10 May 2008

Natural Storytelling

“Where do you get your ideas?”
For most writers, the question offers an almost irresistible invitation to snark. “At the five dollar aisle in Walmart.” “I have them delivered.” “Alien implants.”
But you know what’s weird? People who aren’t writers really don’t know. For most of them, what we do is as mysterious and complicated as rocket science.
Earlier this week I received a call from an old friend who wanted to talk about writing. Although she doesn’t write for a living, in many ways this friend qualifies an accomplished writer. She wrote well-received theses for her undergraduate and advanced degrees. She’s written advertising copy and articles. Now she’d like to write a novel or a short story. “How do you do it?” she asked.
At first I couldn’t wrap my head around the question. Which it?
All of it. Where did I get the physical descriptions for my characters? Where do the plots come from? How did I fill up the pages?
To be fair, every writer I know asks themselves that last question. A lot. The white heat of inspiration--where the words flow from your fingers almost faster than you can type because the story is complete and so beautiful it’s burning through your brain like a laser--is the rarest of exceptions, not the rule.
Most stories are built bit by bit. Some writers build a story like a wall, one layer after another in a logical, linear progression. Sometimes, the story comes together like a quilt. The writer sets down the scenes in no particular order and assembles them later. It doesn’t matter how you put the pieces together as long as they fit together to form a whole.
I tried to illustrate this by explaining how I put together “Hero Material”, the short story I sold last month. “But that’s fantasy,” she objected. “I don’t want to write about magic.”

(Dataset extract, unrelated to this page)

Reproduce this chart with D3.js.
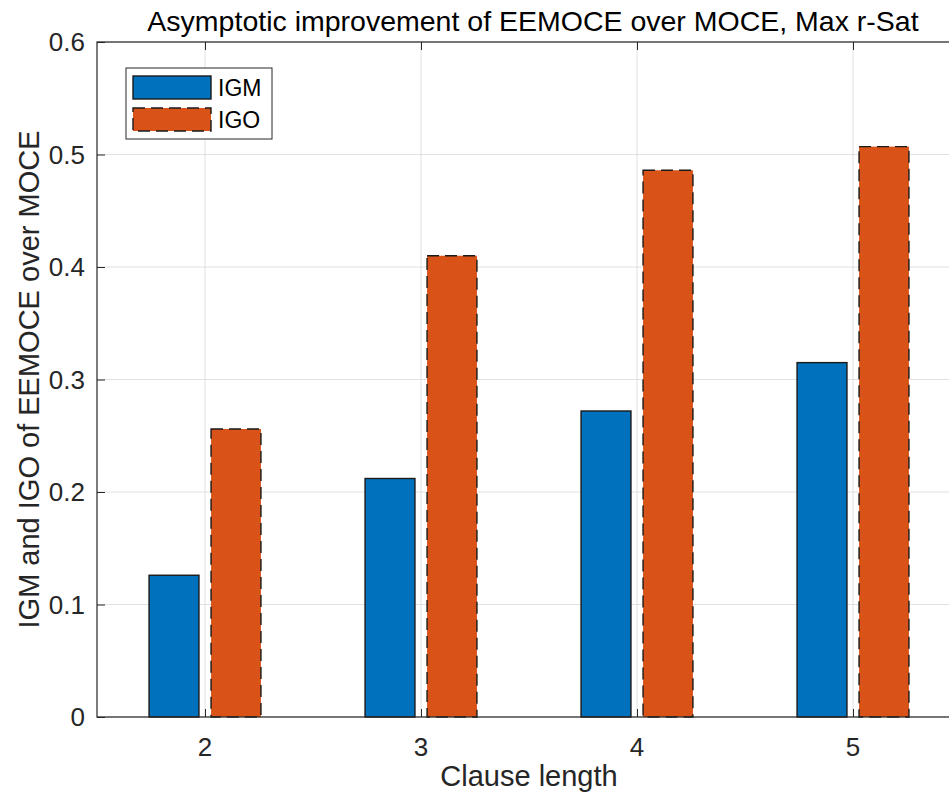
<!DOCTYPE html>
<html>
<head>
<meta charset="utf-8">
<script src="https://cdn.jsdelivr.net/npm/d3@7"></script>
<style>
  html, body { margin: 0; padding: 0; background: #fff; }
  svg { display: block; font-family: "Liberation Sans", Arial, Helvetica, sans-serif; }
</style>
</head>
<body>
<svg id="chart" width="949" height="801"></svg>
<script>
// Clause lengths and the two improvement measures per length
const clauseLengths = [2, 3, 4, 5];
const igm = [0.126, 0.212, 0.272, 0.315];
const igo = [0.256, 0.410, 0.486, 0.507];
const yTicks = [0, 0.1, 0.2, 0.3, 0.4, 0.5, 0.6];
const seriesNames = ["IGM", "IGO"];

const W = 949, H = 801;
const plot = { left: 97, right: 961, top: 42, bottom: 717 };
const axisColor = "#262626";
const gridColor = "#e0e0e0";
const colors = ["#0072BD", "#D95319"];

const svg = d3.select("#chart");

const x = d3.scaleLinear().domain([1.5, 5.5]).range([plot.left, plot.right]);
const y = d3.scaleLinear().domain([0, 0.6]).range([plot.bottom, plot.top]);

// grid
const grid = svg.append("g");
grid.selectAll("line.v").data(clauseLengths).join("line")
  .attr("x1", d => x(d)).attr("x2", d => x(d))
  .attr("y1", plot.top).attr("y2", plot.bottom)
  .attr("stroke", gridColor).attr("stroke-width", 1);
grid.selectAll("line.h").data(yTicks).join("line")
  .attr("x1", plot.left).attr("x2", plot.right)
  .attr("y1", d => y(d)).attr("y2", d => y(d))
  .attr("stroke", gridColor).attr("stroke-width", 1);

// bars: each series sits on one side of the category tick
const barW = 0.231, halfGap = 0.028;
const series = [
  { name: seriesNames[0], values: igm, x0: -halfGap - barW, dash: null },
  { name: seriesNames[1], values: igo, x0: halfGap, dash: "12,6" }
];
series.forEach((s, i) => {
  svg.append("g").selectAll("rect").data(s.values).join("rect")
    .attr("x", (v, j) => x(clauseLengths[j] + s.x0))
    .attr("width", x(barW) - x(0))
    .attr("y", v => y(v))
    .attr("height", v => y(0) - y(v))
    .attr("fill", colors[i])
    .attr("stroke", "#1a1a1a")
    .attr("stroke-width", 1.4)
    .attr("stroke-dasharray", s.dash);
});

// axes box and inward ticks
const tickLen = 8;
const yAxis = d3.axisRight(y).tickValues(yTicks).tickSize(tickLen).tickFormat("");
svg.append("g").attr("transform", `translate(${plot.left},0)`).call(yAxis)
  .call(g => g.selectAll("line,path").attr("stroke", axisColor))
  .call(g => g.select(".domain").remove());
const xAxisB = d3.axisTop(x).tickValues(clauseLengths).tickSize(tickLen).tickFormat("");
svg.append("g").attr("transform", `translate(0,${plot.bottom})`).call(xAxisB)
  .call(g => g.selectAll("line").attr("stroke", axisColor))
  .call(g => g.select(".domain").remove());
const xAxisT = d3.axisBottom(x).tickValues(clauseLengths).tickSize(tickLen).tickFormat("");
svg.append("g").attr("transform", `translate(0,${plot.top})`).call(xAxisT)
  .call(g => g.selectAll("line").attr("stroke", axisColor))
  .call(g => g.select(".domain").remove());

svg.append("rect")
  .attr("x", plot.left).attr("y", plot.top)
  .attr("width", plot.right - plot.left).attr("height", plot.bottom - plot.top)
  .attr("fill", "none").attr("stroke", axisColor).attr("stroke-width", 1.2);

// tick labels
svg.append("g").selectAll("text").data(yTicks).join("text")
  .attr("x", plot.left - 12).attr("y", d => y(d))
  .attr("dy", "0.36em")
  .attr("text-anchor", "end")
  .attr("font-size", 26).attr("fill", axisColor)
  .text(d => d === 0 ? "0" : d3.format(".1f")(d));
svg.append("g").selectAll("text").data(clauseLengths).join("text")
  .attr("x", d => x(d)).attr("y", plot.bottom + 39)
  .attr("text-anchor", "middle")
  .attr("font-size", 26).attr("fill", axisColor)
  .text(d => d);

// axis titles and chart title
const cx = (plot.left + plot.right) / 2;
svg.append("text").attr("x", cx).attr("y", 786)
  .attr("text-anchor", "middle").attr("font-size", 29).attr("fill", axisColor)
  .text("Clause length");
svg.append("text")
  .attr("transform", `translate(39,${(plot.top + plot.bottom) / 2}) rotate(-90)`)
  .attr("text-anchor", "middle").attr("font-size", 29).attr("fill", axisColor)
  .text("IGM and IGO of EEMOCE over MOCE");
svg.append("text").attr("x", cx + 4).attr("y", 31)
  .attr("text-anchor", "middle").attr("font-size", 28.5).attr("fill", "#000")
  .text("Asymptotic improvement of EEMOCE over MOCE, Max r-Sat");

// legend
const lg = svg.append("g");
lg.append("rect").attr("x", 126).attr("y", 68).attr("width", 146).attr("height", 71)
  .attr("fill", "#fff").attr("stroke", axisColor).attr("stroke-width", 1);
series.forEach((s, i) => {
  const top = 76 + i * 32;
  lg.append("rect").attr("x", 133).attr("y", top).attr("width", 78).attr("height", 23)
    .attr("fill", colors[i]).attr("stroke", "#1a1a1a").attr("stroke-width", 1.4)
    .attr("stroke-dasharray", s.dash);
  lg.append("text").attr("x", 218).attr("y", top + 11.5).attr("dy", "0.36em")
    .attr("font-size", 23).attr("fill", "#000").text(s.name);
});
</script>
</body>
</html>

I told her it didn’t matter. The big stuff remains constant. You figure out who or what you want to write about. You decide who your characters are when their story begins and where you think you want them to end up. Next, you write the scenes needed to get them there. Then you revise and edit everything until it flows like a movie in a reader’s head.
Sometimes the process requires a lot of research. Sometimes you make it all up. Sometimes you outline the story before you write it. Sometimes you fly by the seat of your pants. The genre is in the details and the story’s balance of action, tension, emotion and deductive reasoning.
My friend listened and thanked me politely. I got the distinct feeling she didn’t believe a word I said. At best, she thought I was leaving something out of the recipe. The process couldn’t be simultaneously so straightforward, so messy, so universal and yet so individual. It didn’t make sense.
Well, maybe not to her. Not only did it make sense to me, it always made sense to me. I may have only recently learned how to write saleable fictions, but I’ve always known how to create a story. I needed to be taught every other aspect of writing, but the process of putting the story down? That seems to have been coded in my DNA. It was there when I was eight, when I wrote my first complete play about the theft of Thor’s hammer, and it’s been there for every story since.
Which is somewhat surprising, because eight was also the age when I first encountered the concept of the “natural storyteller”. I found it total downer too. At face value, a natural storyteller had to be somebody like my dad, who could tell a joke or a story just right. He never muffed a punch line or blew the big finish. People would gladly listen to him for hours, because he could make “nothing in particular” sound like the best yarn they’d ever heard.
If my dad was the measure of a storyteller, I was flat out of luck. I could never tell a joke properly the first time through. And just because I was constantly telling myself stories didn’t mean they were any good. I had to work long and hard to create believable characters, description, action, crisp pacing and beginnings--oh, beginnings are so hard! Obviously, I was not and never would be a “natural”.
Talking to my friend, however, I found myself questioning my long-held assumptions about what constitutes a “natural storyteller”. Maybe it isn’t about getting it right the first time, every time.
Maybe it’s just a matter of filling all those pages from beginning to end, then opening a new document and doing it again.